There were a couple of points I found particularly interesting. First is the hunt for new markets. The invasion and occupation of Iraq and Afghanistan afforded new business opportunities to Western firms - will the demand for new markets realise itself in more acts of "humanitarian" imperialism? And what of conflict between the great powers? How will rivalry between the EU, USA and China play itself out in Africa, for instance? And while everyone is busy talking up the latter as a new global hegemon, what about the maturation of India's giant economy? Will there be renewed rivalry between it and its neighbour to the north east?
And what about the future of capitalism itself? No one is saying the system itself has collapsed, rather what has gone down the tubes is a particular way of organising capitalism.

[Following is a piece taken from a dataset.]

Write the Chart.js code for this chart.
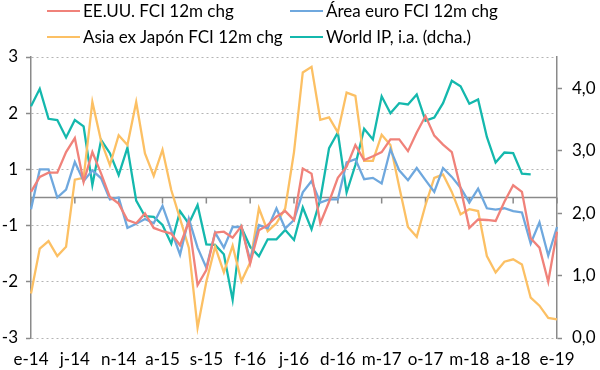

It is too early to tell what could replace it, though a number of participants flagged up the possibility of a more regulated capitalism, albeit it without the welfare and full employment commitments of post-war Keynesian capitalism. It's also likely that Neoliberalism will continue to cast its shadow. Nationalisation may have made an unwelcome comeback in the mainstream political lexicon, but there's no sign New Labour's creeping privatisation of the state assets remaining in the public domain is letting up. In fact the need for new markets may be such that the process could be sped up, with the state dangling a few sweeteners capital's way to entice it on board. That is unless an increase in class struggle prevents them from doing so.
Politically, there will be moments when the crisis will be an opportunity for socialists. But the same applies to the far right also. The situation is fluid, but, the meeting agreed, the way forward for socialist politics now is by rebuilding the trade unions, assisting in workers' struggles, rooting ourselves in our class and publicising the socialist message as far and as wide as we can.